## Dataset extract
(begin)

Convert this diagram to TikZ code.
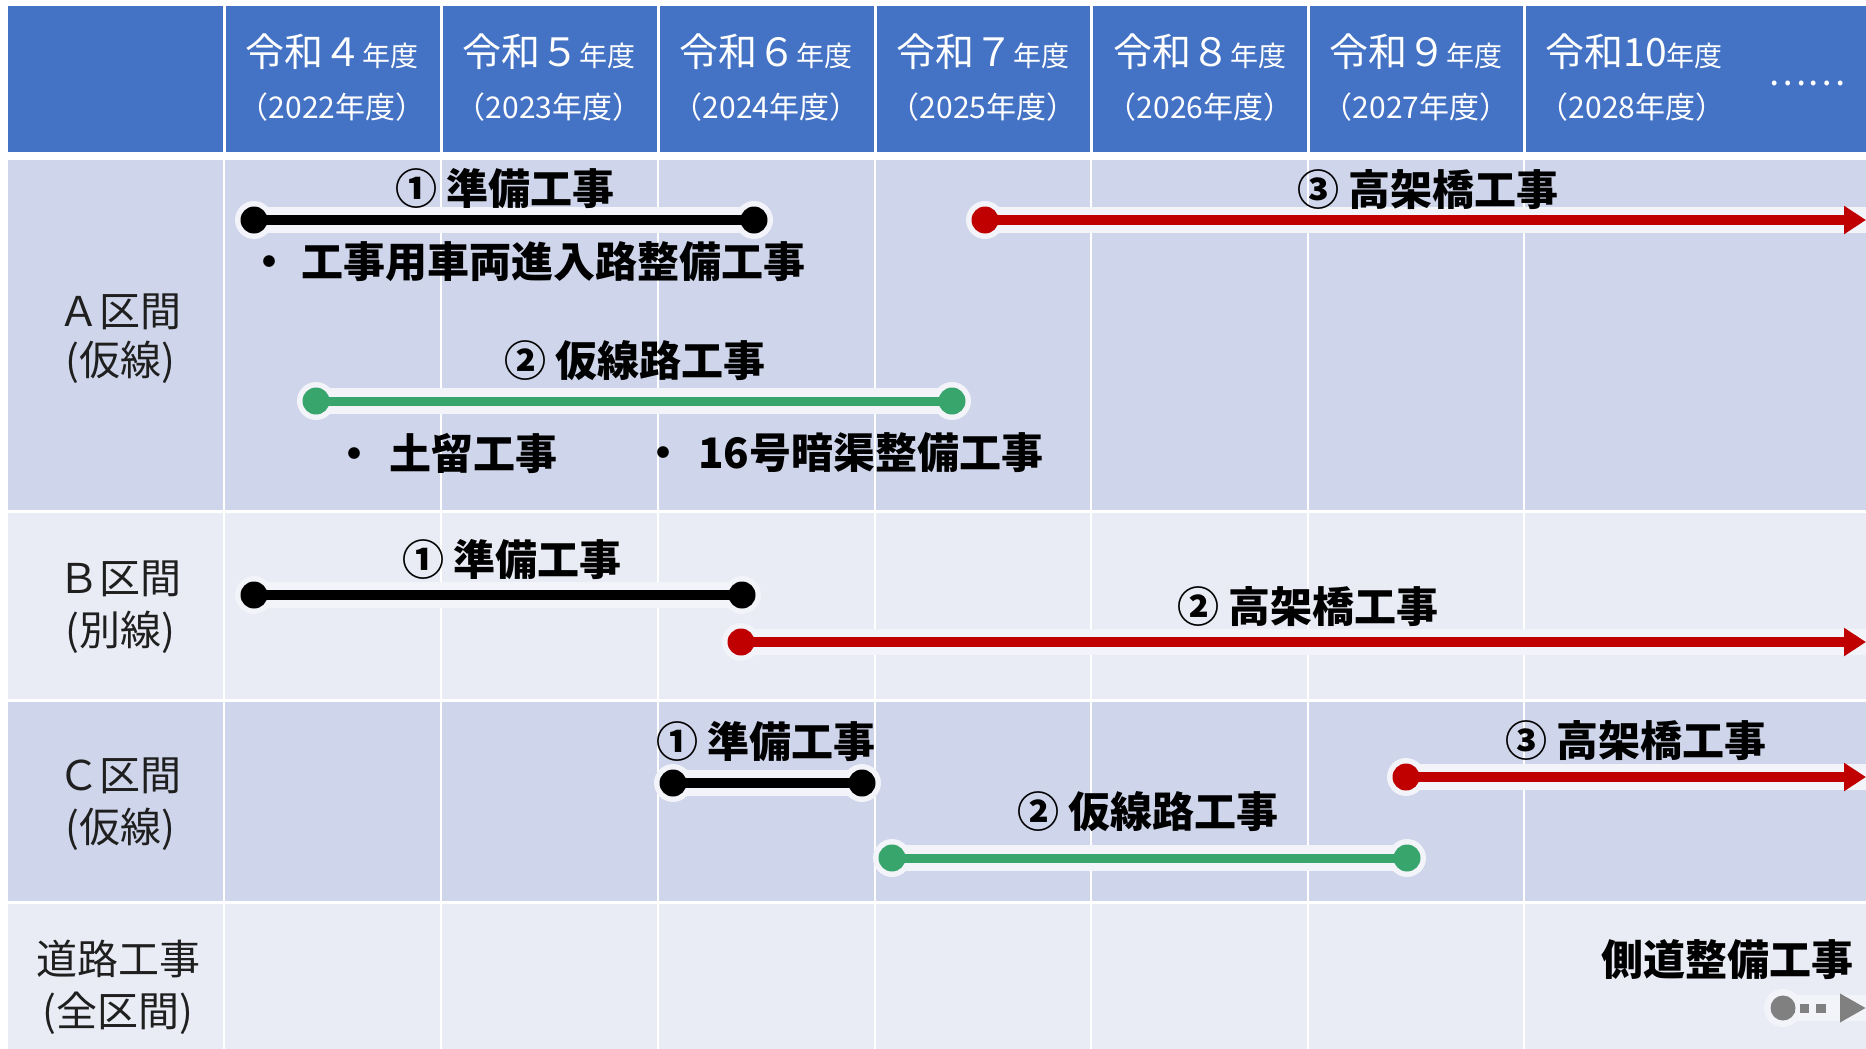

(end)
(begin)

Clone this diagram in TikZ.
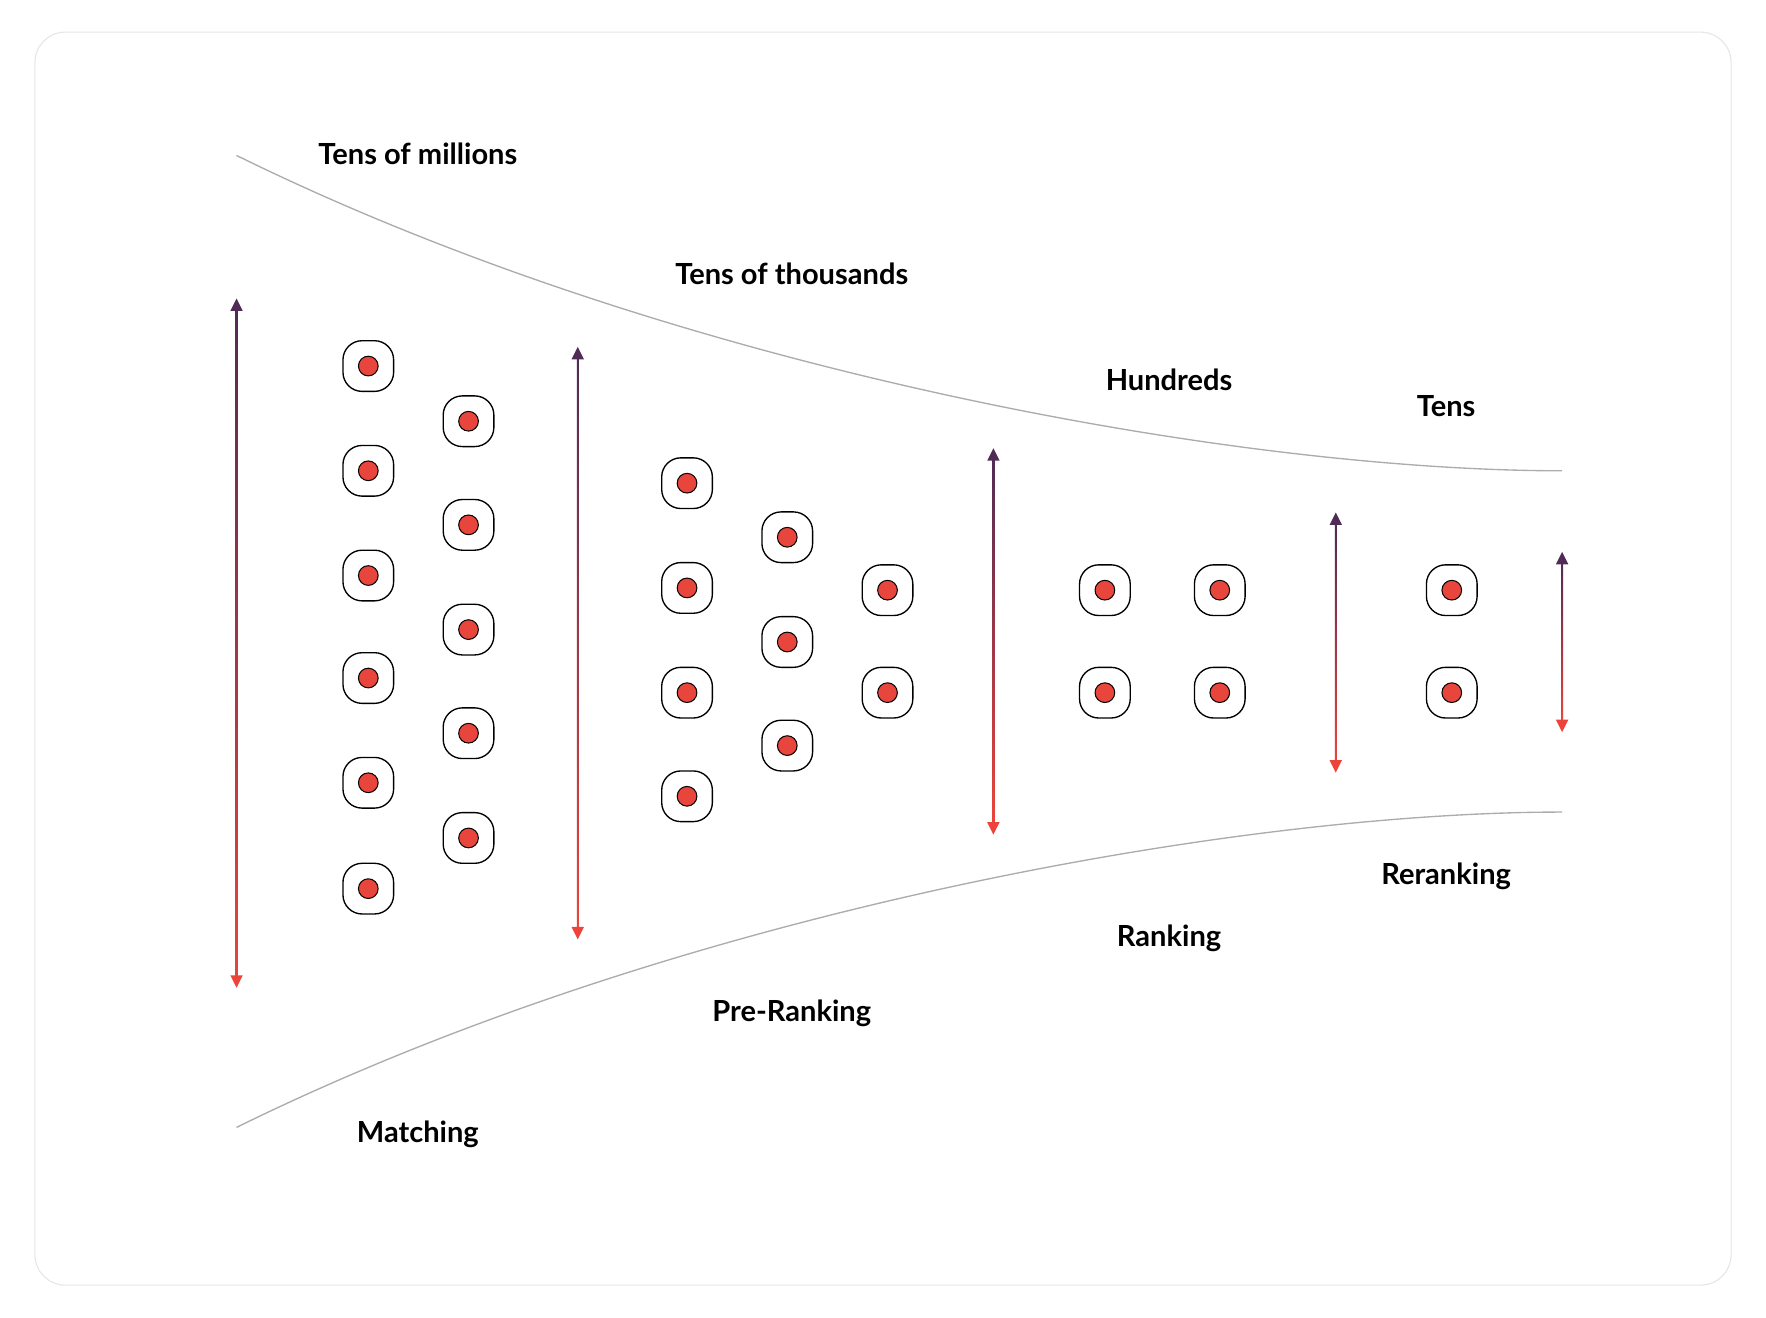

(end)
(begin)

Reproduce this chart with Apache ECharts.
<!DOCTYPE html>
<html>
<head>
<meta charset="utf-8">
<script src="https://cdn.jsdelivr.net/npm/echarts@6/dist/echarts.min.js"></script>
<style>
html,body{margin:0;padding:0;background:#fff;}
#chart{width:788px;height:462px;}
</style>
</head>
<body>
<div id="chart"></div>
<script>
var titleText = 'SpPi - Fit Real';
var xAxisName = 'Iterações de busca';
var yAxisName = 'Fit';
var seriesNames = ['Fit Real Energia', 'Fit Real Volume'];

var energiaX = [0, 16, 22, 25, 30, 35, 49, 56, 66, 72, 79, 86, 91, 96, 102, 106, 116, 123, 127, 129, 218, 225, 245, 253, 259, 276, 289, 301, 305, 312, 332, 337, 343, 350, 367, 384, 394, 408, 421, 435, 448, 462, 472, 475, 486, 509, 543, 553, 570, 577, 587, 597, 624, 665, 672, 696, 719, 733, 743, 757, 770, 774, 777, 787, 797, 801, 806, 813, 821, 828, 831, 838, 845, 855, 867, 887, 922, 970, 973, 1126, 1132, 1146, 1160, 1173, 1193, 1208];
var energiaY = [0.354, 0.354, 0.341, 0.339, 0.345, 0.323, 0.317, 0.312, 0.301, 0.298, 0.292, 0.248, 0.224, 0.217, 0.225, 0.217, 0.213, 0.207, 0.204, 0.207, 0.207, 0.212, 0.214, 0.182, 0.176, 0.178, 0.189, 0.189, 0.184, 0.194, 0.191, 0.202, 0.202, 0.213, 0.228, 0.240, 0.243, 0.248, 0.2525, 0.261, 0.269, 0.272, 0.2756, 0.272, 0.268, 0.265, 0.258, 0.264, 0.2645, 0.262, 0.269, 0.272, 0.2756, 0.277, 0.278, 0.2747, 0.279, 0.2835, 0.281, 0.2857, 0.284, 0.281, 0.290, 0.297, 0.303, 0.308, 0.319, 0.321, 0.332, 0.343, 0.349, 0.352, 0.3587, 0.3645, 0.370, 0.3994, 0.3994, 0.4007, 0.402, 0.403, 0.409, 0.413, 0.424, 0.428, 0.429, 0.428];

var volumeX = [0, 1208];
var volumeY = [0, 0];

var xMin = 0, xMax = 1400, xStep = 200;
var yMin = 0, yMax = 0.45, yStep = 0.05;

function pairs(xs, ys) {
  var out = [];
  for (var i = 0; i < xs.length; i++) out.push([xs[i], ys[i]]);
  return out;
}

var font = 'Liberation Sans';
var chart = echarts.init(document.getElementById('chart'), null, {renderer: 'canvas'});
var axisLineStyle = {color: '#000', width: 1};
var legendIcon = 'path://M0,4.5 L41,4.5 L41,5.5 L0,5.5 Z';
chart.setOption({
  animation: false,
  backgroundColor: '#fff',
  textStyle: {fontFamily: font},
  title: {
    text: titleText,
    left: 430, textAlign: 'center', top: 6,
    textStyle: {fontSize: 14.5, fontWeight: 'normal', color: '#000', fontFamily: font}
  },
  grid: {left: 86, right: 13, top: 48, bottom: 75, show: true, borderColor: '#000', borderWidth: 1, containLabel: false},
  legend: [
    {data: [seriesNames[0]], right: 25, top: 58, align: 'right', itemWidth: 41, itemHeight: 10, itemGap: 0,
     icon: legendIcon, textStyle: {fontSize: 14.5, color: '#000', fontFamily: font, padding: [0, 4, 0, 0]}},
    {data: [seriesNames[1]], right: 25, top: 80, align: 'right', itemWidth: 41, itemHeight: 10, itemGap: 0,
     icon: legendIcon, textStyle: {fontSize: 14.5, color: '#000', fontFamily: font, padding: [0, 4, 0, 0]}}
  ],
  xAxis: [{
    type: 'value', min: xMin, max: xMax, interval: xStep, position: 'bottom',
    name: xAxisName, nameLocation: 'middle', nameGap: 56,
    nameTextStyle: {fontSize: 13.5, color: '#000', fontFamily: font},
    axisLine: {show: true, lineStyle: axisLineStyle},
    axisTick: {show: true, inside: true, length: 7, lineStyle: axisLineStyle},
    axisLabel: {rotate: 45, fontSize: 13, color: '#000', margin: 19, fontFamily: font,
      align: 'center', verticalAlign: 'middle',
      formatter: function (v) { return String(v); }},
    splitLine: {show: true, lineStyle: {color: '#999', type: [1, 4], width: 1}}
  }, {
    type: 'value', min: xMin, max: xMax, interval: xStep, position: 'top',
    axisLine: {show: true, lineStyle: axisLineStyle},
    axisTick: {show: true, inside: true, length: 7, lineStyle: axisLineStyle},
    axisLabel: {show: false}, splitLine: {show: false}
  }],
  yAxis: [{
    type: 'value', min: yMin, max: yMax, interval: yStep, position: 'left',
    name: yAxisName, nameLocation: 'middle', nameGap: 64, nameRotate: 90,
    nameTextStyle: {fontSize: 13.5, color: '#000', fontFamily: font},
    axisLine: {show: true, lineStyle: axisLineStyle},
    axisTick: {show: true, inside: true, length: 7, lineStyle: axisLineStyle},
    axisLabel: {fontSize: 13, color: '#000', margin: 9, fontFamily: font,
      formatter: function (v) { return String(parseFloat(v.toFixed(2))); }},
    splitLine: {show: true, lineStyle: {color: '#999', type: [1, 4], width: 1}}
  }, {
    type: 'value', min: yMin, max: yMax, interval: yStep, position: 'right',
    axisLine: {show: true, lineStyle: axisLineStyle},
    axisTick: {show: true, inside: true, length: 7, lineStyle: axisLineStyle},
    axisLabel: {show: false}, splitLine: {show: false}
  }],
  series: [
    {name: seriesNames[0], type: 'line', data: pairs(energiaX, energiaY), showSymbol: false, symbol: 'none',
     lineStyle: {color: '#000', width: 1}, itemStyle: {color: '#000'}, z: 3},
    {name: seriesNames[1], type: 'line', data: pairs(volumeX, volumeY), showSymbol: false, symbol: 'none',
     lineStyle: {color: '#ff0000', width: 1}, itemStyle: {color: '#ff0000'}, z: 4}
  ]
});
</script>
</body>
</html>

(end)

## Required task
Report only the number of lines in the records that include the word "TikZ".

## Solution for this task
2